O Brasil encabeça o ranking dos países que mais produzem e usam os bioagentes, além de exportá-los. Mas eles não são novidade. Em 1921, o país importou uma vespa dos Estados Unidos na esperança de controlar a cochonilha-branca-do-pessegueiro. O experimento não deu muito certo, mas o inseto entrou para a história da agricultura nacional como o primeiro “inimigo natural” importado para controle de uma praga que, até hoje, tira o sono dos fruticultores do Sul.

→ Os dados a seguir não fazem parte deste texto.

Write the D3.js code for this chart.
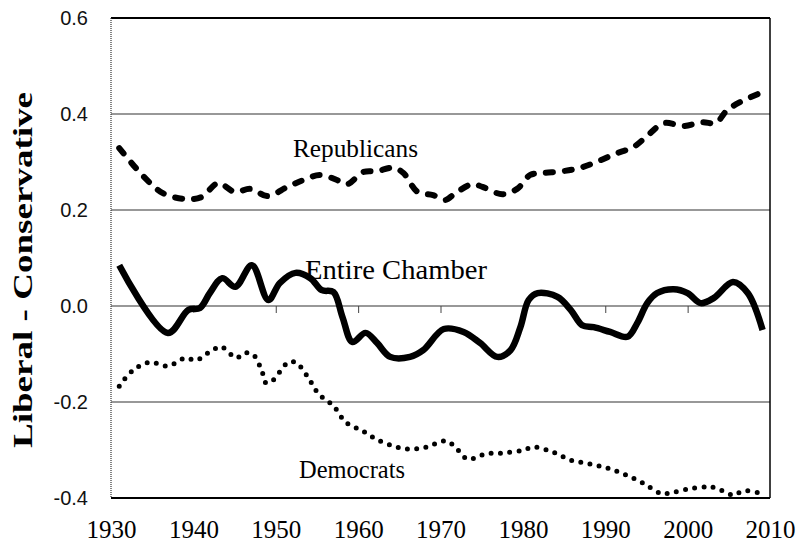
<!DOCTYPE html>
<html>
<head>
<meta charset="utf-8">
<script src="https://cdn.jsdelivr.net/npm/d3@7"></script>
<style>
  body { margin: 0; background: #fff; }
</style>
</head>
<body>
<script>
// values
const repYears = [1931, 1934, 1936.3, 1939, 1941, 1943, 1945, 1947, 1949, 1951.4, 1953.3, 1955.4, 1957.5, 1958.7, 1960.6, 1962.3, 1964.3, 1965.5, 1967.2, 1969.1, 1970.6, 1971.8, 1973.9, 1975.1, 1977.5, 1979.3, 1980.9, 1982.5, 1984.9, 1987, 1989.2, 1991.2, 1993.4, 1995.2, 1997.1, 1999.5, 2001.8, 2003.4, 2004.8, 2006.4, 2009];
const repValues = [0.329, 0.269, 0.235, 0.223, 0.227, 0.256, 0.238, 0.244, 0.229, 0.248, 0.262, 0.273, 0.262, 0.254, 0.279, 0.281, 0.288, 0.277, 0.238, 0.231, 0.221, 0.235, 0.254, 0.248, 0.233, 0.244, 0.273, 0.277, 0.281, 0.288, 0.302, 0.317, 0.331, 0.356, 0.381, 0.375, 0.383, 0.381, 0.408, 0.425, 0.445];

const allYears = [1931, 1936.9, 1939.4, 1940.8, 1942, 1943.5, 1945.1, 1947.1, 1949.1, 1950.5, 1952.4, 1954.2, 1955.6, 1957, 1958.1, 1959.3, 1960.9, 1962.3, 1963.9, 1966.3, 1967.9, 1970.4, 1972.8, 1974.8, 1976.9, 1978.5, 1979.7, 1980.7, 1981.8, 1984.2, 1985.8, 1987.2, 1988.6, 1990.6, 1992.7, 1993.9, 1995.1, 1996.3, 1998.3, 2000, 2001.6, 2003.2, 2005.5, 2007.3, 2009.1];
const allValues = [0.085, -0.056, -0.008, -0.004, 0.027, 0.058, 0.04, 0.085, 0.0125, 0.048, 0.069, 0.058, 0.033, 0.029, -0.023, -0.075, -0.056, -0.077, -0.106, -0.106, -0.092, -0.048, -0.054, -0.077, -0.106, -0.092, -0.044, 0.0125, 0.027, 0.019, -0.008, -0.04, -0.044, -0.054, -0.064, -0.035, 0.006, 0.027, 0.035, 0.027, 0.006, 0.017, 0.05, 0.027, -0.05];

const demYears = [1931, 1932.6, 1934.7, 1936.9, 1939.1, 1940.3, 1942.3, 1943.4, 1945.2, 1946.2, 1947.3, 1948.4, 1948.8, 1949.7, 1951.4, 1952.4, 1953.9, 1955.2, 1957, 1958.5, 1960.5, 1962.4, 1964.7, 1966.5, 1968.3, 1970.5, 1971.6, 1973.3, 1975.5, 1977.8, 1980.1, 1981.3, 1983.6, 1985.8, 1988.1, 1990.3, 1992.5, 1994.6, 1996.7, 1997.8, 2000.1, 2002.3, 2003.4, 2005.6, 2006.7, 2008.9];
const demValues = [-0.167, -0.135, -0.117, -0.125, -0.108, -0.113, -0.092, -0.085, -0.108, -0.098, -0.102, -0.14, -0.16, -0.154, -0.119, -0.117, -0.148, -0.183, -0.208, -0.242, -0.26, -0.279, -0.294, -0.298, -0.294, -0.281, -0.29, -0.319, -0.308, -0.306, -0.3, -0.294, -0.304, -0.321, -0.329, -0.338, -0.352, -0.369, -0.39, -0.39, -0.381, -0.377, -0.379, -0.394, -0.385, -0.39];

const xTicks = [1930, 1940, 1950, 1960, 1970, 1980, 1990, 2000, 2010];
const yTicks = [-0.4, -0.2, 0.0, 0.2, 0.4, 0.6];
const gridValues = [-0.2, 0.0, 0.2, 0.4];

const width = 797, height = 543;
const plotLeft = 111, plotRight = 770, plotTop = 18, plotBottom = 498;

const x = d3.scaleLinear().domain([1930, 2010]).range([plotLeft, plotRight]);
const y = d3.scaleLinear().domain([-0.4, 0.6]).range([plotBottom, plotTop]);

const svg = d3.select("body").append("svg")
    .attr("width", width)
    .attr("height", height);

// grid lines
svg.append("g")
    .selectAll("line")
    .data(gridValues)
    .join("line")
    .attr("x1", plotLeft).attr("x2", plotRight)
    .attr("y1", d => y(d)).attr("y2", d => y(d))
    .attr("stroke", "#333")
    .attr("stroke-width", 1.2);

// small ticks hanging from the zero line
svg.append("g")
    .attr("transform", `translate(0,${y(0)})`)
    .call(d3.axisBottom(x).tickValues(xTicks.slice(1, -1)).tickSize(7).tickFormat(""))
    .call(g => g.select(".domain").remove())
    .call(g => g.selectAll("line").attr("stroke", "#444").attr("stroke-width", 1));

// frame
svg.append("line").attr("x1", plotLeft).attr("x2", plotRight).attr("y1", plotTop).attr("y2", plotTop)
    .attr("stroke", "#000").attr("stroke-width", 2);
svg.append("line").attr("x1", plotLeft).attr("x2", plotRight).attr("y1", plotBottom).attr("y2", plotBottom)
    .attr("stroke", "#000").attr("stroke-width", 2);
svg.append("line").attr("x1", plotRight).attr("x2", plotRight).attr("y1", plotTop).attr("y2", plotBottom)
    .attr("stroke", "#000").attr("stroke-width", 1.5);
svg.append("line").attr("x1", plotLeft).attr("x2", plotLeft).attr("y1", plotTop).attr("y2", plotBottom)
    .attr("stroke", "#333").attr("stroke-width", 1.2).attr("stroke-dasharray", "1,1");

// axes labels
svg.append("g")
    .attr("transform", `translate(0,${plotBottom})`)
    .call(d3.axisBottom(x).tickValues(xTicks).tickSize(0).tickPadding(22).tickFormat(d => d))
    .call(g => g.select(".domain").remove())
    .call(g => g.selectAll("text")
        .attr("font-family", "'Liberation Serif', 'Times New Roman', serif")
        .attr("font-size", 25)
        .attr("fill", "#000"));

svg.append("g")
    .attr("transform", `translate(${plotLeft},0)`)
    .call(d3.axisLeft(y).tickValues(yTicks).tickSize(0).tickPadding(23).tickFormat(d => d.toFixed(1)))
    .call(g => g.select(".domain").remove())
    .call(g => g.selectAll("text")
        .attr("font-family", "'Liberation Sans', Arial, sans-serif")
        .attr("font-size", 20)
        .attr("fill", "#111"));

svg.append("text")
    .attr("transform", "translate(32,270) rotate(-90)")
    .attr("text-anchor", "middle")
    .attr("font-family", "'Liberation Serif', 'Times New Roman', serif")
    .attr("font-weight", "bold")
    .attr("font-size", 28)
    .attr("textLength", 356)
    .attr("lengthAdjust", "spacingAndGlyphs")
    .text("Liberal  -  Conservative");

// series
const line = d3.line()
    .x(d => x(d[0]))
    .y(d => y(d[1]))
    .curve(d3.curveCatmullRom.alpha(0.5));

const rep = repYears.map((d, i) => [d, repValues[i]]);
const all = allYears.map((d, i) => [d, allValues[i]]);
const dem = demYears.map((d, i) => [d, demValues[i]]);

svg.append("path")
    .attr("d", line(rep))
    .attr("fill", "none")
    .attr("stroke", "#000")
    .attr("stroke-width", 6)
    .attr("stroke-linecap", "round")
    .attr("stroke-dasharray", "7,12");

svg.append("path")
    .attr("d", line(all))
    .attr("fill", "none")
    .attr("stroke", "#000")
    .attr("stroke-width", 6.5)
    .attr("stroke-linejoin", "round");

svg.append("path")
    .attr("d", line(dem))
    .attr("fill", "none")
    .attr("stroke", "#000")
    .attr("stroke-width", 5)
    .attr("stroke-linecap", "round")
    .attr("stroke-dasharray", "0,9.3");

// series names
const serif = "'Liberation Serif', 'Times New Roman', serif";
svg.append("text").attr("x", 293).attr("y", 157)
    .attr("font-family", serif).attr("font-size", 26)
    .attr("textLength", 125).attr("lengthAdjust", "spacingAndGlyphs")
    .text("Republicans");
svg.append("text").attr("x", 305).attr("y", 279)
    .attr("font-family", serif).attr("font-size", 27)
    .attr("textLength", 182).attr("lengthAdjust", "spacingAndGlyphs")
    .text("Entire Chamber");
svg.append("text").attr("x", 299).attr("y", 478)
    .attr("font-family", serif).attr("font-size", 25)
    .attr("textLength", 106).attr("lengthAdjust", "spacingAndGlyphs")
    .text("Democrats");
</script>
</body>
</html>
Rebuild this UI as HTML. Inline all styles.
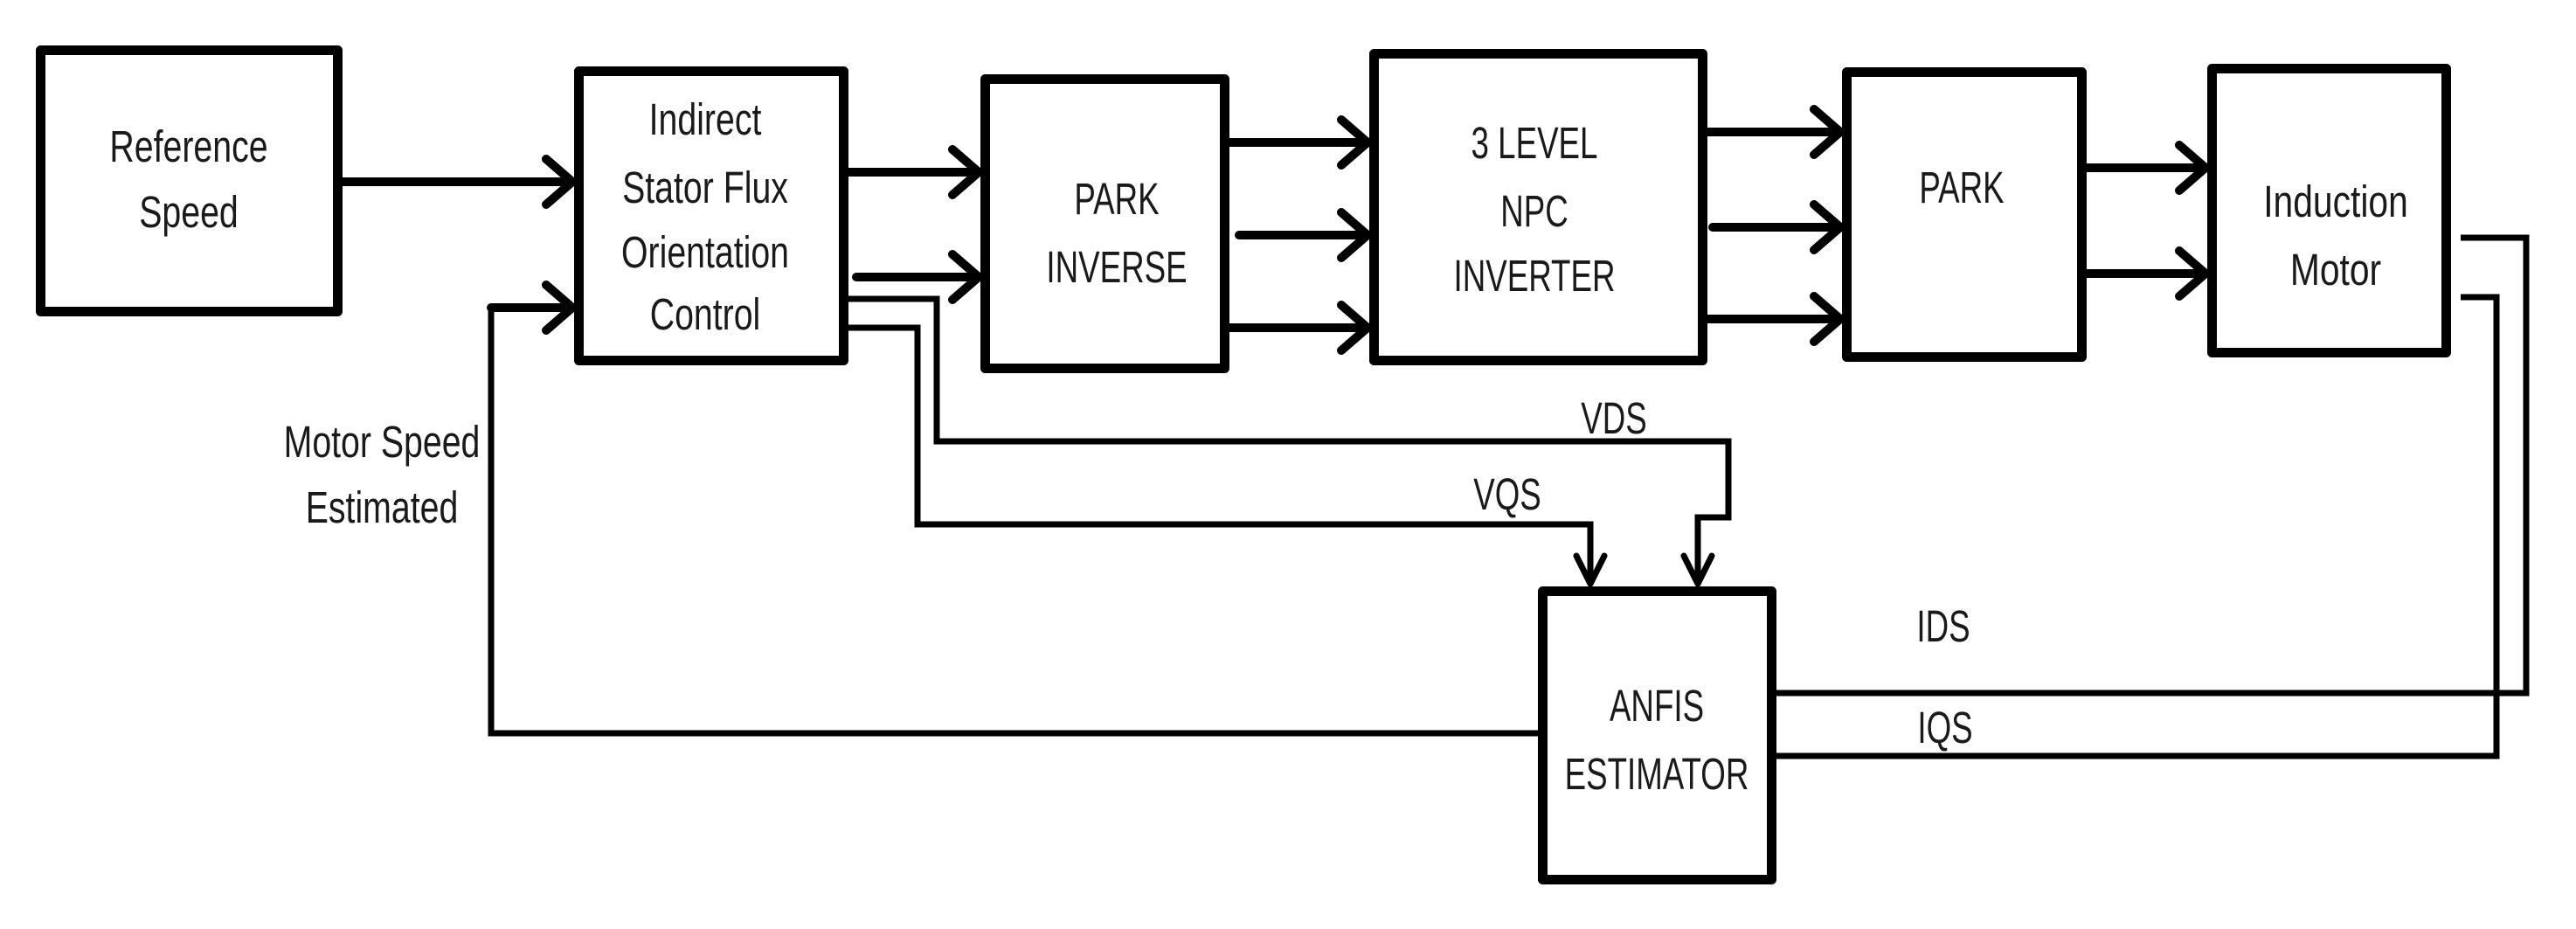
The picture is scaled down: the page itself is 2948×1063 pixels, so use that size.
<!DOCTYPE html>
<html><head><meta charset="utf-8"><style>
html,body{margin:0;padding:0;background:#fff}
svg{display:block}
text{font-family:"Liberation Sans",sans-serif;font-size:51px;fill:#1a1a1a}
</style></head><body>
<svg width="2948" height="1063" viewBox="0 0 2948 1063" xmlns="http://www.w3.org/2000/svg">
<g fill="none" stroke="#000" stroke-width="11" stroke-linejoin="round">
<rect x="46.5" y="57.5" width="340" height="299"/>
<rect x="662.5" y="81.5" width="303" height="331"/>
<rect x="1127.5" y="90.5" width="274" height="331"/>
<rect x="1572.5" y="61.5" width="376" height="351"/>
<rect x="2113.5" y="82.5" width="269" height="326"/>
<rect x="2531.5" y="78.5" width="268" height="325"/>
<rect x="1765.5" y="676.5" width="262" height="330"/>
</g>
<g fill="none" stroke="#000" stroke-width="10" stroke-linecap="round" stroke-linejoin="round">
<path d="M392 208H655M625 182L655 208L625 234"/>
<path d="M971 197H1120M1090 171L1120 197L1090 223"/>
<path d="M980 317H1120M1090 291L1120 317L1090 343"/>
<path d="M562 352H655M625 326L655 352L625 378"/>
<path d="M1407 163H1565M1535 137L1565 163L1535 189"/>
<path d="M1418 269H1565M1535 243L1565 269L1535 295"/>
<path d="M1407 375H1565M1535 349L1565 375L1535 401"/>
<path d="M1954 151H2106M2076 125L2106 151L2076 177"/>
<path d="M1960 260H2106M2076 234L2106 260L2076 286"/>
<path d="M1954 365H2106M2076 339L2106 365L2076 391"/>
<path d="M2388 192H2524M2494 166L2524 192L2494 218"/>
<path d="M2388 313H2524M2494 287L2524 313L2494 339"/>
</g>
<g fill="none" stroke="#000" stroke-width="7" stroke-linecap="butt" stroke-linejoin="miter">
<path d="M562 352V839H1760"/>
<path d="M971 342H1072V505H1978V592H1943V668"/>
<path d="M971 375H1050V600H1820V668"/>
<path d="M2816 272H2891V793H2033"/>
<path d="M2816 340H2857V865H2033"/>
</g>
<g fill="none" stroke="#000" stroke-width="7" stroke-linecap="round" stroke-linejoin="round">
<path d="M1804 636L1820 668L1836 636"/>
<path d="M1927 636L1943 668L1959 636"/>
</g>
<g text-anchor="middle">
<text transform="translate(216,185) scale(0.77,1)">Reference</text>
<text transform="translate(216,260) scale(0.77,1)">Speed</text>
<text transform="translate(807,154) scale(0.77,1)">Indirect</text>
<text transform="translate(807,232) scale(0.77,1)">Stator Flux</text>
<text transform="translate(807,306) scale(0.77,1)">Orientation</text>
<text transform="translate(807,377) scale(0.77,1)">Control</text>
<text transform="translate(1278,245) scale(0.72,1)">PARK</text>
<text transform="translate(1278,323) scale(0.72,1)">INVERSE</text>
<text transform="translate(1756,181) scale(0.72,1)">3 LEVEL</text>
<text transform="translate(1756,259) scale(0.72,1)">NPC</text>
<text transform="translate(1756,333) scale(0.72,1)">INVERTER</text>
<text transform="translate(2245,232) scale(0.72,1)">PARK</text>
<text transform="translate(2673,248) scale(0.8,1)">Induction</text>
<text transform="translate(2673,326) scale(0.8,1)">Motor</text>
<text transform="translate(1896,825) scale(0.72,1)">ANFIS</text>
<text transform="translate(1896,903) scale(0.72,1)">ESTIMATOR</text>
<text transform="translate(437,523) scale(0.77,1)">Motor Speed</text>
<text transform="translate(437,598) scale(0.77,1)">Estimated</text>
<text transform="translate(1847,496) scale(0.72,1)">VDS</text>
<text transform="translate(1725,583) scale(0.72,1)">VQS</text>
<text transform="translate(2224,734) scale(0.72,1)">IDS</text>
<text transform="translate(2226,850) scale(0.72,1)">IQS</text>
</g>
</svg>
</body></html>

Em 1991, a Empresa Brasileira de Pesquisa Agropecuária (Embrapa) inaugurou o Laboratório de Quarentena “Costa Lima”, em Jaguariúna (SP), para introduzir organismos benéficos ao controle de pragas preocupantes e para finalidades científicas. A unidade colaborou, ainda, com instituições do exterior, exportando organismos coletados em diferentes regiões do país. Por volta de 770 espécies de predadores foram importadas em mais de duas décadas, acelerando a adoção de métodos de controle de pragas. O quarentenário ainda faz testes de segurança ambiental para introdução de organismos exóticos a pedido do Ministério da Agricultura, mas não está exportando nativos.

Hoje, a Embrapa continua encabeçando as pesquisas no ramo e mantém uma dezena de coleções oficiais que somam 60 mil microrganismos isolados. Muitos deles foram liofilizados e fazem parte dos acervos da instituição há décadas. Para Fábio Reis, presidente do Portfólio de Insumos Biológicos, na Embrapa Cerrados, os bioinsumos estão chegando para ficar. “Há um universo de possibilidades a explorar. Esse mercado avança ao dobro da velocidade do segmento convencional [...] Nossos bancos estão crescendo cada vez mais”, anima-se.

Reis acredita que a alta dependência do país de fertilizantes sintéticos importados, cuja cadeia foi abalada pela guerra na Ucrânia, é um dos fatores por trás do boom. A empresa pública, que cobra royalties pelos produtos desenvolvidos, possui um quadro de 300 cientistas trabalhando em 94 projetos de pesquisa — 41 deles em parceria com empresas privadas, entre elas Corteva e Basf.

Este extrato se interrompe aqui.